Monster Hunter 3 Ultimate Review

Monster Hunter 3 Ultimate

by Matt Kamen |

Kill a monster. Carve its corpse up for meat and valuable materials. Craft better kit from them. Kill a bigger monster. Repeat. You have now experienced Monster Hunter 3 Ultimate in its purest, most simplistic form.

A vague set up establishing your user-created character as a newly arrived hunter in a fishing village, and a vaguer-still end goal of a slaughtering a legendary mega-monster, is all that passes for a plot in this ode to monotony. Although a quest system offers up specific challenges to accomplish, they’re all of the hunt, gather, or capture variety. Monster Hunter games are a virtual slaughterhouse for gamers who would prefer mincing Pokémon to raising them; a product of game design calculated to trigger and exploit that shadowy core of OCD lingering in every gamer’s psyche. The worst part? It triggers that OCD very, very well.

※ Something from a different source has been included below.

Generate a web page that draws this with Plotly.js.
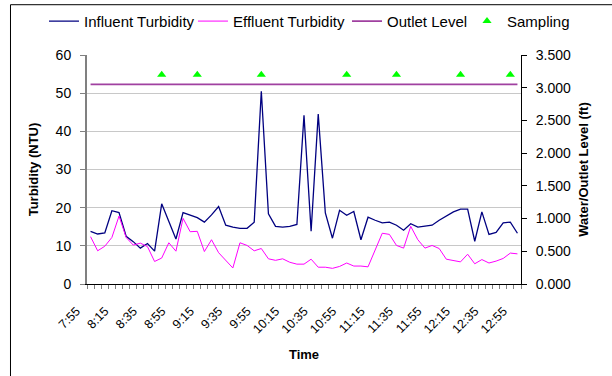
<!DOCTYPE html>
<html>
<head>
<meta charset="utf-8">
<script src="https://cdn.plot.ly/plotly-3.0.1.min.js"></script>
<style>
html,body{margin:0;padding:0;background:#fff;}
#chart{width:612px;height:376px;}
</style>
</head>
<body>
<div id="chart"></div>
<script>
// Category labels (5-minute readings)
const times = ['7:55','8:00','8:05','8:10','8:15','8:20','8:25','8:30','8:35','8:40','8:45','8:50','8:55',
  '9:00','9:05','9:10','9:15','9:20','9:25','9:30','9:35','9:40','9:45','9:50','9:55',
  '10:00','10:05','10:10','10:15','10:20','10:25','10:30','10:35','10:40','10:45','10:50','10:55',
  '11:00','11:05','11:10','11:15','11:20','11:25','11:30','11:35','11:40','11:45','11:50','11:55',
  '12:00','12:05','12:10','12:15','12:20','12:25','12:30','12:35','12:40','12:45','12:50','12:55'];

const influent = [13.8,13.1,13.4,19.2,18.7,12.5,11.1,9.4,10.6,8.6,21.0,16.4,11.8,
  18.7,18.1,17.4,16.2,18.1,20.3,15.4,14.9,14.6,14.6,16.2,50.5,
  18.4,15.1,14.9,15.1,15.6,44.2,13.8,44.5,18.6,12.0,19.3,18.0,
  19.0,11.6,17.5,16.7,16.0,16.2,15.4,14.1,15.8,14.9,15.1,15.4,
  16.7,17.7,18.9,19.6,19.6,11.2,18.9,13.0,13.5,16.0,16.2,13.3];

const effluent = [12.4,8.7,9.9,12.2,17.8,12.2,10.2,10.7,9.8,5.9,6.8,10.8,8.6,
  17.2,13.7,13.8,8.5,11.6,8.2,6.1,4.2,10.8,10.1,8.7,9.3,
  6.6,6.2,6.6,5.7,5.2,5.2,6.5,4.4,4.4,4.1,4.6,5.5,
  4.7,4.7,4.5,8.9,13.3,13.0,10.1,9.4,15.1,11.6,9.4,10.1,
  9.3,6.5,6.2,5.8,7.8,5.3,6.4,5.5,6.0,6.7,8.1,7.9];

const outletLevel = [3.05,3.05,3.05,3.05,3.05,3.05,3.05,3.05,3.05,3.05,3.05,3.05,3.05,
  3.05,3.05,3.05,3.05,3.05,3.05,3.05,3.05,3.05,3.05,3.05,3.05,
  3.05,3.05,3.05,3.05,3.05,3.05,3.05,3.05,3.05,3.05,3.05,3.05,
  3.05,3.05,3.05,3.05,3.05,3.05,3.05,3.05,3.05,3.05,3.05,3.05,
  3.05,3.05,3.05,3.05,3.05,3.05,3.05,3.05,3.05,3.05,3.05,3.05];

const samplingTimes = ['8:45','9:10','9:55','10:55','11:30','12:15','12:50'];
const samplingLevel = [3.2,3.2,3.2,3.2,3.2,3.2,3.2];

const tickLabels = ['7:55','8:15','8:35','8:55','9:15','9:35','9:55','10:15','10:35','10:55',
  '11:15','11:35','11:55','12:15','12:35','12:55'];

const idx = times.map((t, i) => i);
const FONT = 'Liberation Sans, Arial, sans-serif';

const traces = [
  {x: idx, y: influent, name: 'Influent Turbidity', type: 'scatter', mode: 'lines',
   line: {color: '#000080', width: 1.3}, yaxis: 'y', legend: 'legend'},
  {x: idx, y: effluent, name: 'Effluent Turbidity', type: 'scatter', mode: 'lines',
   line: {color: '#ff00ff', width: 1}, yaxis: 'y', legend: 'legend2'},
  {x: idx, y: outletLevel, name: 'Outlet Level', type: 'scatter', mode: 'lines',
   line: {color: '#a040a0', width: 1.8}, yaxis: 'y2', legend: 'legend3'},
  {x: samplingTimes.map(t => times.indexOf(t)), y: samplingLevel, name: 'Sampling', type: 'scatter', mode: 'markers',
   marker: {symbol: 'triangle-up', color: '#00ff00', size: 8}, yaxis: 'y2', legend: 'legend4'}
];

function legendAt(xp) {
  return {orientation: 'h', x: xp, xanchor: 'left', y: 1.147, yanchor: 'middle',
    font: {family: FONT, size: 15}, bgcolor: 'rgba(0,0,0,0)', itemwidth: 30};
}

const layout = {
  width: 612, height: 376,
  margin: {l: 87, r: 91, t: 55, b: 92, pad: 0, autoexpand: false},
  paper_bgcolor: '#ffffff', plot_bgcolor: '#ffffff',
  font: {family: FONT, color: '#000', size: 13},
  showlegend: true,
  legend: legendAt(-0.0991),
  legend2: legendAt(0.2442),
  legend3: legendAt(0.5991),
  legend4: legendAt(0.8756),
  xaxis: {
    range: [-0.5, 60.5], showgrid: false, zeroline: false,
    showline: true, linecolor: '#000', linewidth: 1,
    tickmode: 'array', tickvals: tickLabels.map(t => times.indexOf(t)), ticktext: tickLabels,
    ticks: '', tickangle: -45, tickfont: {family: FONT, size: 12.5},
    ticklabelstandoff: 14, ticklabelshift: -14,
    minor: {tick0: -0.5, dtick: 1, ticks: 'outside', ticklen: 4, tickcolor: '#808080', showgrid: false},
    title: {text: '<b>Time</b>', font: {family: FONT, size: 13}, standoff: 14}
  },
  yaxis: {
    range: [0, 60], dtick: 10, showgrid: true, gridcolor: '#c8c8c8', gridwidth: 1,
    zeroline: false, showline: true, linecolor: '#808080', linewidth: 2,
    ticks: 'outside', ticklen: 5, tickcolor: '#808080', ticklabelstandoff: 6,
    tickfont: {family: FONT, size: 14},
    title: {text: '<b>Turbidity (NTU)</b>', font: {family: FONT, size: 13}, standoff: 14}
  },
  yaxis2: {
    overlaying: 'y', side: 'right', range: [0, 3.5], dtick: 0.5, tickformat: '.3f',
    showgrid: false, zeroline: false, showline: true, linecolor: '#000', linewidth: 1,
    ticks: 'outside', ticklen: 5, tickcolor: '#000', ticklabelstandoff: 6,
    tickfont: {family: FONT, size: 14},
    title: {text: '<b>Water/Outlet Level (ft)</b>', font: {family: FONT, size: 13}, standoff: 8}
  },
  shapes: [
    {type: 'rect', xref: 'paper', yref: 'paper', x0: -0.1763, x1: 1.5, y0: -1, y1: 1.2196,
     line: {color: '#000', width: 1}, fillcolor: 'rgba(0,0,0,0)', layer: 'below'}
  ]
};

Plotly.newPlot('chart', traces, layout, {displayModeBar: false, staticPlot: true});
</script>
</body>
</html>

Despite all its very obvious flaws – clunky movement, simplistic combat, small and bland locations, and the near-interminable repetition factor – chances are you’ll find yourself pouring hours into the game. There’s a satisfaction in getting that slightly better armour or finally killing the gargantuan beast you’ve been avoiding for hours, and the constant trickle of completed objectives and newer loot creates a Pavlovian sense of reward. Multiplayer, either local co-op on the 3DS version or online and local through Wii U, livens things considerably, adding a level of competitiveness between friends.

Each format delivers the same game, with save files transferable between the two. However, the core offering on both is only an upgraded version of 2010’s Monster Hunter Tri, with the anaemic additions of some new critters to hunt down and the reintroduction of underwater sections. Even hardened fans of the series may balk at essentially replaying a three-year old game, no matter how pretty the high-definition overhaul for the Wii U is in places – largely the monsters themselves, if not the aforementioned bland areas you’ll be killing them in. Overall, great for those who love grinding aimlessly; a minor curiosity for everyone else.